Genre : Drame, thriller

Durée : 226’

Acteurs : Leonardo DiCaprio, Robert De Niro, Jesse Plemons, Lily Gladstone, Tantoo Cardinal, Sturgill Simpson...

Synopsis :
Au début du XXe siècle, le pétrole a apporté la fortune au peuple Osage qui, du jour au lendemain, est devenu l’un des plus riches du monde. La richesse de ces Amérindiens attire aussitôt la convoitise de Blancs peu recommandables qui intriguent, soutirent et volent autant d’argent Osage que possible avant de recourir au meurtre...

La critique de Julien

La sortie d’un Scorsese est toujours un événement, d’autant plus lorsqu’il s’agit d’une sixième collaboration avec Leonardo DiCaprio, et d’une dixième avec Robert De Niro. Présenté en avant-première à Cannes, « Killers of the Flower Moon » l’est davantage encore, puisqu’il s’agit de l’adaptation du roman non fictionnel du même nom de David Grann, paru en 2017, lequel retrace l’assassinat dans les années 20 de plusieurs membres de la tribu des Osage, dans le comté d’Osage, en Oklahoma, laquelle était surnommée « Flower Moon », en raison de la floraison des fleurs dans toute l’Amérique du Nord, signe d’abondance et de l’arrivée du printemps, après un hiver froid et rigoureux. En effet, riches propriétaires de leurs terres sous lesquelles coulait « l’or noir », les Osage avaient réussi à obtenir le droit d’exploitation exclusif des réserves de leur sol, qui ne pouvaient donc être ni cédées ni vendues, mais seulement héritées, bien que la loi raciste exigeait que des tuteurs blancs soient nommés pour gérer l’argent des membres de sang-mêlé, les considérant comme « incompétents ». Cette autre abondance avait dès lors attisé les convoitises des prospecteurs blancs. Alors que le livre de David Grann enquêtait sur cette série de meurtres et détaillait l’enquête tardive du FBI (anciennement le « Bureau of Investigation »), ainsi que le procès et la condamnation de William King Hale (De Niro) en tant que cerveau derrière le complot, Scorsese retrace l’avènement conspirationniste envers les Indiens Osage, au travers notamment d’une romance complexe, alors qu’il n’était pas rare d’en trouver un, mort, chez lui ou au bord d’un chemin, aucune enquête n’étant réalisée par le shérif et les juges locaux, tous corrompus, aboutissant tous ainsi aux mêmes conclusions...

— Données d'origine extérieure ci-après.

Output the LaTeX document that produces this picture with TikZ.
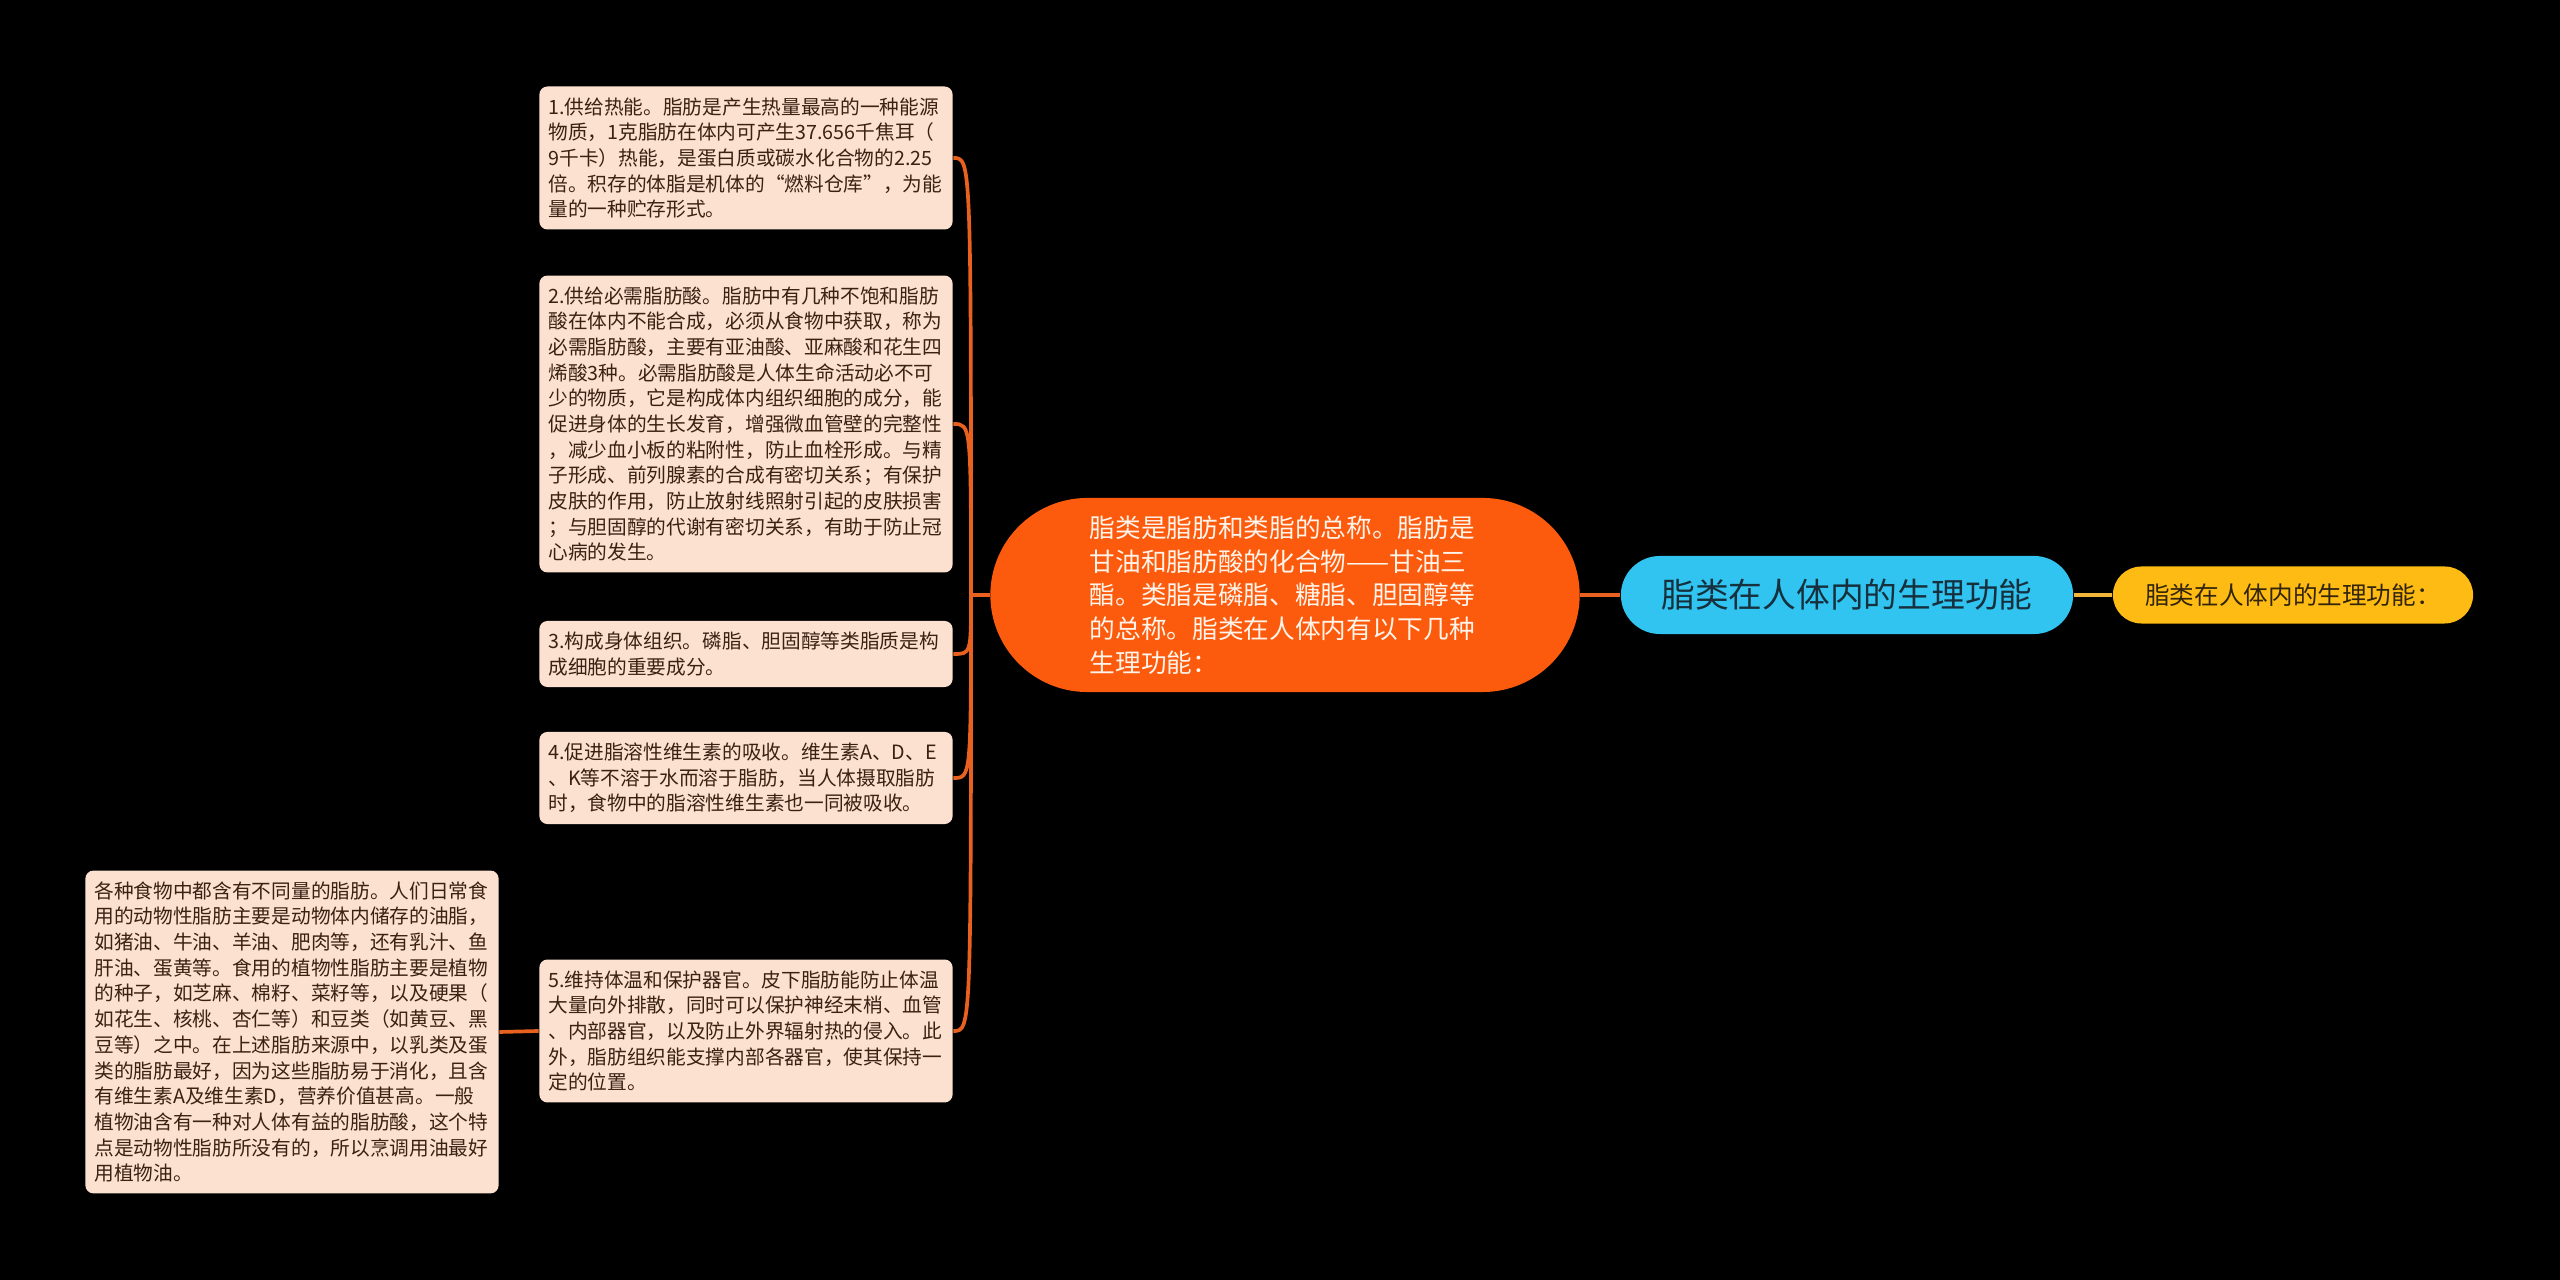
\documentclass[tikz,border=0pt]{standalone}
\usepackage{fontspec}
\setmainfont{Noto Sans CJK SC}
\usetikzlibrary{positioning}

\definecolor{leafbg}{HTML}{FCE1D1}
\definecolor{leaftext}{HTML}{3A2213}
\definecolor{rootbg}{HTML}{FC5A0C}
\definecolor{roottext}{HTML}{FFF4EA}
\definecolor{linkorange}{HTML}{E8611F}
\definecolor{topicbg}{HTML}{31C4F0}
\definecolor{topictext}{HTML}{16303E}
\definecolor{notebg}{HTML}{FDBB13}
\definecolor{notetext}{HTML}{33250C}
\definecolor{linkyellow}{HTML}{F3B63A}

\tikzset{
	leaf/.style={fill=leafbg, text=leaftext, rounded corners=0.08cm,
		font=\fontsize{5.6}{7.3}\selectfont, align=left,
		text width=3.95cm, inner xsep=0.09cm, inner ysep=0.11cm},
	branch/.style={draw=linkorange, line width=1.05pt},
}

\begin{document}
\begin{tikzpicture}[x=0.01cm,y=-0.01cm]
	\fill[black] (0,0) rectangle (2560,1280);
	
	\node[fill=rootbg, text=roottext, rounded corners=0.97cm,
		minimum width=5.89cm, minimum height=1.94cm,
		font=\fontsize{7.3}{9.6}\selectfont, align=left, text width=3.9cm]
		(Root) at (1285,595) {脂类是脂肪和类脂的总称。脂肪是\\
		甘油和脂肪酸的化合物——甘油三\\
		酯。类脂是磷脂、糖脂、胆固醇等\\
		的总称。脂类在人体内有以下几种\\
		生理功能：};
	
	\node[fill=topicbg, text=topictext, rounded corners=0.39cm,
		minimum width=4.52cm, minimum height=0.78cm,
		font=\fontsize{9.6}{11}\selectfont]
		(Topic) at (1847,595) {脂类在人体内的生理功能};
	
	\node[fill=notebg, text=notetext, rounded corners=0.285cm,
		minimum width=3.6cm, minimum height=0.57cm,
		font=\fontsize{7}{8}\selectfont]
		(Note) at (2293,595) {脂类在人体内的生理功能：};
	
	\node[leaf] (Item1) at (746,158) {1.供给热能。脂肪是产生热量最高的一种能源\\
		物质，1克脂肪在体内可产生37.656千焦耳（\\
		9千卡）热能，是蛋白质或碳水化合物的2.25\\
		倍。积存的体脂是机体的“燃料仓库”，为能\\
		量的一种贮存形式。};
	\node[leaf] (Item2) at (746,424) {2.供给必需脂肪酸。脂肪中有几种不饱和脂肪\\
		酸在体内不能合成，必须从食物中获取，称为\\
		必需脂肪酸，主要有亚油酸、亚麻酸和花生四\\
		烯酸3种。必需脂肪酸是人体生命活动必不可\\
		少的物质，它是构成体内组织细胞的成分，能\\
		促进身体的生长发育，增强微血管壁的完整性\\
		，减少血小板的粘附性，防止血栓形成。与精\\
		子形成、前列腺素的合成有密切关系；有保护\\
		皮肤的作用，防止放射线照射引起的皮肤损害\\
		；与胆固醇的代谢有密切关系，有助于防止冠\\
		心病的发生。};
	\node[leaf] (Item3) at (746,654) {3.构成身体组织。磷脂、胆固醇等类脂质是构\\
		成细胞的重要成分。};
	\node[leaf] (Item4) at (746,778) {4.促进脂溶性维生素的吸收。维生素A、D、E\\
		、K等不溶于水而溶于脂肪，当人体摄取脂肪\\
		时，食物中的脂溶性维生素也一同被吸收。};
	\node[leaf] (Item5) at (746,1031) {5.维持体温和保护器官。皮下脂肪能防止体温\\
		大量向外排散，同时可以保护神经末梢、血管\\
		、内部器官，以及防止外界辐射热的侵入。此\\
		外，脂肪组织能支撑内部各器官，使其保持一\\
		定的位置。};
	\node[leaf] (Food) at (292,1032) {各种食物中都含有不同量的脂肪。人们日常食\\
		用的动物性脂肪主要是动物体内储存的油脂，\\
		如猪油、牛油、羊油、肥肉等，还有乳汁、鱼\\
		肝油、蛋黄等。食用的植物性脂肪主要是植物\\
		的种子，如芝麻、棉籽、菜籽等，以及硬果（\\
		如花生、核桃、杏仁等）和豆类（如黄豆、黑\\
		豆等）之中。在上述脂肪来源中，以乳类及蛋\\
		类的脂肪最好，因为这些脂肪易于消化，且含\\
		有维生素A及维生素D，营养价值甚高。一般\\
		植物油含有一种对人体有益的脂肪酸，这个特\\
		点是动物性脂肪所没有的，所以烹调用油最好\\
		用植物油。};
	
	\coordinate (Trunk) at (971,595);
	
	\draw[branch] (Topic.west) -- (Root.east);
	\draw[draw=linkyellow, line width=1.05pt] (Topic.east) -- (Note.west);
	\draw[branch] (Root.west) -- (Trunk);
	\draw[branch] (Item1.east) .. controls (Item1.east -| Trunk) .. (Trunk);
	\draw[branch] (Item2.east) .. controls (Item2.east -| Trunk) .. (Trunk);
	\draw[branch] (Item3.east) .. controls (Item3.east -| Trunk) .. (Trunk);
	\draw[branch] (Item4.east) .. controls (Item4.east -| Trunk) .. (Trunk);
	\draw[branch] (Item5.east) .. controls (Item5.east -| Trunk) .. (Trunk);
	\draw[branch] (Item5.west) -- (Food.east);
	
\end{tikzpicture}
\end{document}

Après une introduction rituelle, et la découverte du pétrole jaillissant du sol des Osage, « Killers of the Flower Moon » plante son intrigue en 1919, alors qu’Ernest Burkhart (DiCaprio), crédule vétéran blessé de la Première Guerre mondiale, rejoint son frère Byron (Scott Shepherd) dans le grand ranch de la réserve de son leur oncle, William King Hale, lequel se présente alors comme un bienfaiteur amical des Osage, parlant leur langue, et leur offrant des cadeaux. Ce dernier, avec pour ambition d’hériter de leurs terres, suggéra à son neveu de courtiser Mollie Kyle (Lily Gladstone), une Osage dont la famille possède des droits de pétrole. Or, c’est via son travail de chauffeur qu’il la rencontrera, lesquels tomberont mutuellement amoureux, se marieront, et auront des enfants. Sauf que son oncle, à qui il doit sa nouvelle vie, tire les ficelles, et compte bien profiter abondamment du caractère docile et de la personnalité naïve d’Ernest pour arriver à ses fins. Mais c’est seulement à partir de la vision des images du massacre terroriste suprémaciste blanc de Tulsa de 1921 que les soupçons grandiront chez les Osage, dont chez Mollie, malade de diabète, et soignée par son mari, à l’aide « d’insuline », prescrite par des médecins, sous ordre d’Hale, elle qui se rendra malgré tout à Washington, avec une délégation des membres de la tribu, afin de demander de l’aide au président Calvin Coolidge.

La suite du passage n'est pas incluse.